[Some records]

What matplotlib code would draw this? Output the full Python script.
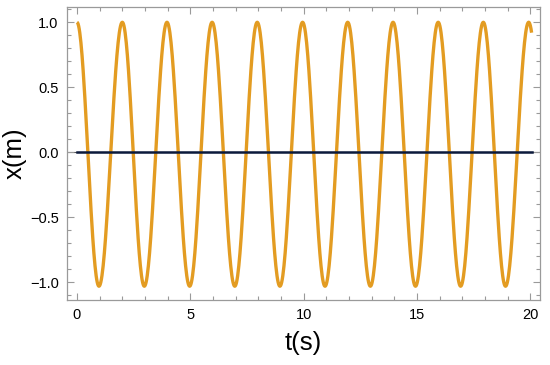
import numpy as np
import matplotlib.pyplot as plt
from matplotlib.ticker import MultipleLocator

plt.rcParams['font.family'] = ['Liberation Sans', 'DejaVu Sans']

# extrema of x(t) (peaks/troughs), plus end point
ext_t = [0.0, 0.97, 2.0, 2.97, 3.97, 4.97, 5.96, 6.96, 7.95, 8.95, 9.95,
         10.94, 11.94, 12.94, 13.94, 14.93, 15.93, 16.92, 17.92, 18.9, 19.92]
ext_x = [1.0, -1.03, 1.0, -1.03, 1.0, -1.03, 1.0, -1.03, 1.0, -1.03, 1.0,
         -1.03, 1.0, -1.03, 1.0, -1.03, 1.0, -1.03, 1.0, -1.03, 1.0]
t_end = 20.05
x_end = 0.93

zero_t = [0, 20.05]
zero_x = [0, 0]

orange = '#E39C22'
navy = '#0B1A3C'
grey = '#9a9a9a'

# build the curve as half-cosine arcs between consecutive extrema
ts = []
xs = []
for i in range(len(ext_t) - 1):
    s = np.linspace(0, 1, 40)
    a, b = ext_x[i], ext_x[i + 1]
    ts.extend(ext_t[i] + s * (ext_t[i + 1] - ext_t[i]))
    xs.extend((a + b) / 2 + (a - b) / 2 * np.cos(np.pi * s))
# last bit after final peak
half = ext_t[-1] - ext_t[-2]
s = np.linspace(0, (t_end - ext_t[-1]) / half, 10)
ts.extend(ext_t[-1] + s * half)
xs.extend((ext_x[-1] + ext_x[-2]) / 2 + (ext_x[-1] - ext_x[-2]) / 2 * np.cos(np.pi * s))

fig = plt.figure(figsize=(5.5, 3.65), dpi=100)
ax = fig.add_axes([0.1218, 0.178, 0.86, 0.802])

ax.axhline(0, color='#555555', linewidth=0.8, zorder=1)
ax.plot(ts, xs, color=orange, linewidth=2.4, solid_capstyle='butt', zorder=2)
ax.plot(zero_t, zero_x, color=navy, linewidth=1.8, zorder=3)

ax.set_xlim(-0.44, 20.42)
ax.set_ylim(-1.136, 1.115)

ax.xaxis.set_major_locator(MultipleLocator(5))
ax.xaxis.set_minor_locator(MultipleLocator(1))
ax.yaxis.set_major_locator(MultipleLocator(0.5))
ax.yaxis.set_minor_locator(MultipleLocator(0.1))
ax.yaxis.set_major_formatter(plt.FuncFormatter(lambda v, p: ('%.1f' % v).replace('-', '\u2212')))

ax.tick_params(which='both', direction='in', top=True, right=True, color=grey,
               labelsize=10.5, labelcolor='black', width=0.8)
ax.tick_params(which='major', length=5, pad=6)
ax.tick_params(which='minor', length=3)
for sp in ax.spines.values():
    sp.set_color(grey)
    sp.set_linewidth(0.9)

ax.set_xlabel('t(s)', fontsize=18.5, labelpad=6)
ax.set_ylabel('x(m)', fontsize=18.5, labelpad=2)

fig.savefig('out.png', dpi=100)
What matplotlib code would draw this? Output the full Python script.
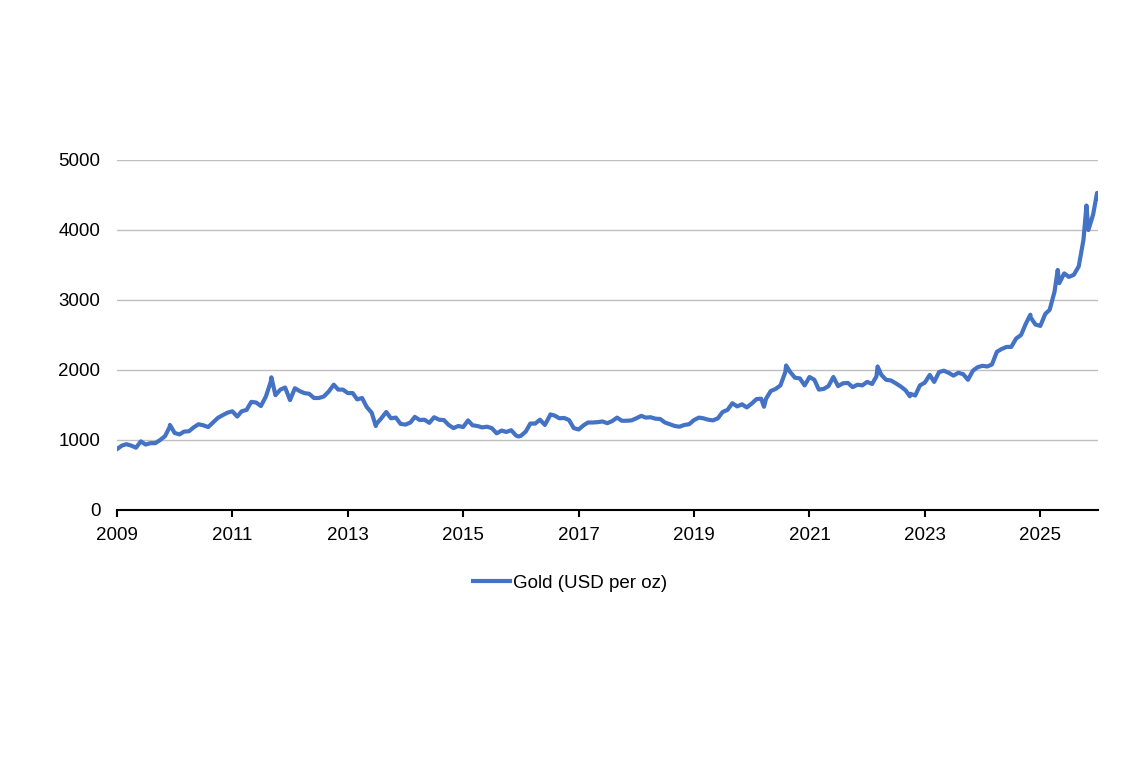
import numpy as np
import pandas as pd
import matplotlib
matplotlib.use("Agg")
import matplotlib.pyplot as plt
import matplotlib.dates as mdates

plt.rcParams['font.family'] = ['Liberation Sans', 'DejaVu Sans']

# gold price, start of each month 2009-01 .. 2025-12 (USD per oz)
monthly = [
    870, 920, 940, 920, 890, 980, 935, 955, 955, 1000, 1055, 1190,      # 2009
    1100, 1080, 1120, 1125, 1180, 1225, 1210, 1185, 1250, 1315, 1355, 1390,  # 2010
    1410, 1335, 1410, 1430, 1545, 1535, 1485, 1620, 1830, 1640, 1720, 1750,  # 2011
    1570, 1740, 1700, 1670, 1660, 1600, 1600, 1620, 1690, 1780, 1720, 1720,  # 2012
    1670, 1670, 1580, 1600, 1470, 1390, 1230, 1310, 1400, 1310, 1320, 1230,  # 2013
    1220, 1250, 1330, 1285, 1290, 1245, 1325, 1290, 1285, 1215, 1170, 1200,  # 2014
    1185, 1280, 1210, 1200, 1180, 1190, 1170, 1095, 1135, 1115, 1140, 1065,  # 2015
    1060, 1120, 1235, 1235, 1290, 1215, 1340, 1350, 1310, 1315, 1285, 1170,  # 2016
    1150, 1210, 1250, 1250, 1255, 1265, 1240, 1270, 1320, 1275, 1275, 1280,  # 2017
    1310, 1345, 1320, 1325, 1305, 1300, 1250, 1225, 1200, 1190, 1215, 1225,  # 2018
    1285, 1320, 1310, 1290, 1280, 1310, 1400, 1430, 1525, 1480, 1510, 1465,  # 2019
    1520, 1585, 1590, 1590, 1700, 1730, 1780, 1970, 1970, 1890, 1880, 1780,  # 2020
    1900, 1860, 1720, 1730, 1770, 1900, 1770, 1810, 1815, 1755, 1790, 1780,  # 2021
    1830, 1800, 1910, 1930, 1860, 1850, 1810, 1765, 1710, 1660, 1635, 1780,  # 2022
    1820, 1930, 1830, 1970, 1990, 1960, 1920, 1960, 1940, 1860, 1990, 2040,  # 2023
    2060, 2050, 2080, 2260, 2300, 2330, 2330, 2450, 2500, 2660, 2750, 2650,  # 2024
    2630, 2800, 2860, 3120, 3240, 3380, 3330, 3360, 3480, 3860, 4000, 4220,  # 2025
]
# visible peaks and troughs between month starts
peak_dates = ['2009-12-02', '2011-09-05', '2012-10-04', '2013-06-27', '2015-12-17',
              '2016-07-06', '2020-03-19', '2020-08-06', '2022-03-08', '2022-09-28',
              '2024-10-30', '2025-04-21', '2025-10-20', '2025-12-26']
peak_values = [1215, 1895, 1790, 1200, 1050, 1365, 1475, 2065, 2050, 1625,
               2790, 3430, 4350, 4530]
last_date, last_value = '2025-12-31', 4450

dates = pd.date_range('2009-01-01', periods=len(monthly), freq='MS')
gold = pd.Series(monthly, index=dates)
extra = pd.Series(peak_values + [last_value], index=pd.to_datetime(peak_dates + [last_date]))
gold = pd.concat([gold, extra]).sort_index()

fig = plt.figure(figsize=(11.4, 7.6), dpi=100)
ax = fig.add_axes([117/1140, 1-510/760, (1098-117)/1140, 350/760])

ax.plot(gold.index, gold.values, color='#4472C4', lw=3.0, label='Gold (USD per oz)')

ax.set_ylim(0, 5000)
ax.set_yticks(range(0, 5001, 1000))
ax.set_xlim(pd.Timestamp('2009-01-01'), pd.Timestamp('2026-01-01'))
ax.set_xticks([pd.Timestamp(f'{y}-01-01') for y in range(2009, 2026, 2)])
ax.xaxis.set_major_formatter(mdates.DateFormatter('%Y'))

ax.grid(axis='y', color='#BFBFBF', lw=1)
ax.set_axisbelow(True)
for s in ['left', 'right', 'top']:
    ax.spines[s].set_visible(False)
ax.spines['bottom'].set_color('black')
ax.spines['bottom'].set_linewidth(1.5)
ax.tick_params(axis='x', direction='out', length=5, width=1.5, pad=7, labelsize=13.5)
ax.tick_params(axis='y', length=0, pad=12, labelsize=13.5)

fig.legend(loc='center', bbox_to_anchor=(570/1140, 1-583/760), frameon=False,
           fontsize=13.5, handlelength=2.0, handletextpad=0.15)

plt.savefig('out.png', dpi=100)
plt.close()
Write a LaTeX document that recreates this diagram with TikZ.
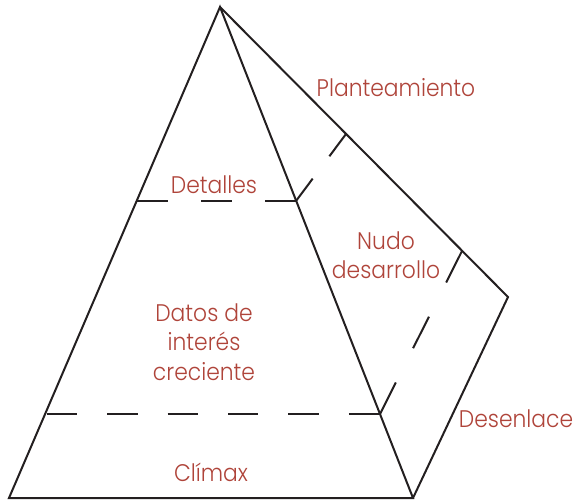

INSTRUCTION: Nothing but the pictures may be dropped; output the records above exactly.

CORRECT RESULT:
What matplotlib code would draw this? Output the full Python script.
import numpy as np
import matplotlib.pyplot as plt
from matplotlib.ticker import MultipleLocator

plt.rcParams['font.family'] = ['Liberation Sans', 'DejaVu Sans']

# extrema of x(t) (peaks/troughs), plus end point
ext_t = [0.0, 0.97, 2.0, 2.97, 3.97, 4.97, 5.96, 6.96, 7.95, 8.95, 9.95,
         10.94, 11.94, 12.94, 13.94, 14.93, 15.93, 16.92, 17.92, 18.9, 19.92]
ext_x = [1.0, -1.03, 1.0, -1.03, 1.0, -1.03, 1.0, -1.03, 1.0, -1.03, 1.0,
         -1.03, 1.0, -1.03, 1.0, -1.03, 1.0, -1.03, 1.0, -1.03, 1.0]
t_end = 20.05
x_end = 0.93

zero_t = [0, 20.05]
zero_x = [0, 0]

orange = '#E39C22'
navy = '#0B1A3C'
grey = '#9a9a9a'

# build the curve as half-cosine arcs between consecutive extrema
ts = []
xs = []
for i in range(len(ext_t) - 1):
    s = np.linspace(0, 1, 40)
    a, b = ext_x[i], ext_x[i + 1]
    ts.extend(ext_t[i] + s * (ext_t[i + 1] - ext_t[i]))
    xs.extend((a + b) / 2 + (a - b) / 2 * np.cos(np.pi * s))
# last bit after final peak
half = ext_t[-1] - ext_t[-2]
s = np.linspace(0, (t_end - ext_t[-1]) / half, 10)
ts.extend(ext_t[-1] + s * half)
xs.extend((ext_x[-1] + ext_x[-2]) / 2 + (ext_x[-1] - ext_x[-2]) / 2 * np.cos(np.pi * s))

fig = plt.figure(figsize=(5.5, 3.65), dpi=100)
ax = fig.add_axes([0.1218, 0.178, 0.86, 0.802])

ax.axhline(0, color='#555555', linewidth=0.8, zorder=1)
ax.plot(ts, xs, color=orange, linewidth=2.4, solid_capstyle='butt', zorder=2)
ax.plot(zero_t, zero_x, color=navy, linewidth=1.8, zorder=3)

ax.set_xlim(-0.44, 20.42)
ax.set_ylim(-1.136, 1.115)

ax.xaxis.set_major_locator(MultipleLocator(5))
ax.xaxis.set_minor_locator(MultipleLocator(1))
ax.yaxis.set_major_locator(MultipleLocator(0.5))
ax.yaxis.set_minor_locator(MultipleLocator(0.1))
ax.yaxis.set_major_formatter(plt.FuncFormatter(lambda v, p: ('%.1f' % v).replace('-', '\u2212')))

ax.tick_params(which='both', direction='in', top=True, right=True, color=grey,
               labelsize=10.5, labelcolor='black', width=0.8)
ax.tick_params(which='major', length=5, pad=6)
ax.tick_params(which='minor', length=3)
for sp in ax.spines.values():
    sp.set_color(grey)
    sp.set_linewidth(0.9)

ax.set_xlabel('t(s)', fontsize=18.5, labelpad=6)
ax.set_ylabel('x(m)', fontsize=18.5, labelpad=2)

fig.savefig('out.png', dpi=100)
What matplotlib code would draw this? Output the full Python script.
import numpy as np
import pandas as pd
import matplotlib
matplotlib.use("Agg")
import matplotlib.pyplot as plt
import matplotlib.dates as mdates

plt.rcParams['font.family'] = ['Liberation Sans', 'DejaVu Sans']

# gold price, start of each month 2009-01 .. 2025-12 (USD per oz)
monthly = [
    870, 920, 940, 920, 890, 980, 935, 955, 955, 1000, 1055, 1190,      # 2009
    1100, 1080, 1120, 1125, 1180, 1225, 1210, 1185, 1250, 1315, 1355, 1390,  # 2010
    1410, 1335, 1410, 1430, 1545, 1535, 1485, 1620, 1830, 1640, 1720, 1750,  # 2011
    1570, 1740, 1700, 1670, 1660, 1600, 1600, 1620, 1690, 1780, 1720, 1720,  # 2012
    1670, 1670, 1580, 1600, 1470, 1390, 1230, 1310, 1400, 1310, 1320, 1230,  # 2013
    1220, 1250, 1330, 1285, 1290, 1245, 1325, 1290, 1285, 1215, 1170, 1200,  # 2014
    1185, 1280, 1210, 1200, 1180, 1190, 1170, 1095, 1135, 1115, 1140, 1065,  # 2015
    1060, 1120, 1235, 1235, 1290, 1215, 1340, 1350, 1310, 1315, 1285, 1170,  # 2016
    1150, 1210, 1250, 1250, 1255, 1265, 1240, 1270, 1320, 1275, 1275, 1280,  # 2017
    1310, 1345, 1320, 1325, 1305, 1300, 1250, 1225, 1200, 1190, 1215, 1225,  # 2018
    1285, 1320, 1310, 1290, 1280, 1310, 1400, 1430, 1525, 1480, 1510, 1465,  # 2019
    1520, 1585, 1590, 1590, 1700, 1730, 1780, 1970, 1970, 1890, 1880, 1780,  # 2020
    1900, 1860, 1720, 1730, 1770, 1900, 1770, 1810, 1815, 1755, 1790, 1780,  # 2021
    1830, 1800, 1910, 1930, 1860, 1850, 1810, 1765, 1710, 1660, 1635, 1780,  # 2022
    1820, 1930, 1830, 1970, 1990, 1960, 1920, 1960, 1940, 1860, 1990, 2040,  # 2023
    2060, 2050, 2080, 2260, 2300, 2330, 2330, 2450, 2500, 2660, 2750, 2650,  # 2024
    2630, 2800, 2860, 3120, 3240, 3380, 3330, 3360, 3480, 3860, 4000, 4220,  # 2025
]
# visible peaks and troughs between month starts
peak_dates = ['2009-12-02', '2011-09-05', '2012-10-04', '2013-06-27', '2015-12-17',
              '2016-07-06', '2020-03-19', '2020-08-06', '2022-03-08', '2022-09-28',
              '2024-10-30', '2025-04-21', '2025-10-20', '2025-12-26']
peak_values = [1215, 1895, 1790, 1200, 1050, 1365, 1475, 2065, 2050, 1625,
               2790, 3430, 4350, 4530]
last_date, last_value = '2025-12-31', 4450

dates = pd.date_range('2009-01-01', periods=len(monthly), freq='MS')
gold = pd.Series(monthly, index=dates)
extra = pd.Series(peak_values + [last_value], index=pd.to_datetime(peak_dates + [last_date]))
gold = pd.concat([gold, extra]).sort_index()

fig = plt.figure(figsize=(11.4, 7.6), dpi=100)
ax = fig.add_axes([117/1140, 1-510/760, (1098-117)/1140, 350/760])

ax.plot(gold.index, gold.values, color='#4472C4', lw=3.0, label='Gold (USD per oz)')

ax.set_ylim(0, 5000)
ax.set_yticks(range(0, 5001, 1000))
ax.set_xlim(pd.Timestamp('2009-01-01'), pd.Timestamp('2026-01-01'))
ax.set_xticks([pd.Timestamp(f'{y}-01-01') for y in range(2009, 2026, 2)])
ax.xaxis.set_major_formatter(mdates.DateFormatter('%Y'))

ax.grid(axis='y', color='#BFBFBF', lw=1)
ax.set_axisbelow(True)
for s in ['left', 'right', 'top']:
    ax.spines[s].set_visible(False)
ax.spines['bottom'].set_color('black')
ax.spines['bottom'].set_linewidth(1.5)
ax.tick_params(axis='x', direction='out', length=5, width=1.5, pad=7, labelsize=13.5)
ax.tick_params(axis='y', length=0, pad=12, labelsize=13.5)

fig.legend(loc='center', bbox_to_anchor=(570/1140, 1-583/760), frameon=False,
           fontsize=13.5, handlelength=2.0, handletextpad=0.15)

plt.savefig('out.png', dpi=100)
plt.close()
Write a LaTeX document that recreates this diagram with TikZ.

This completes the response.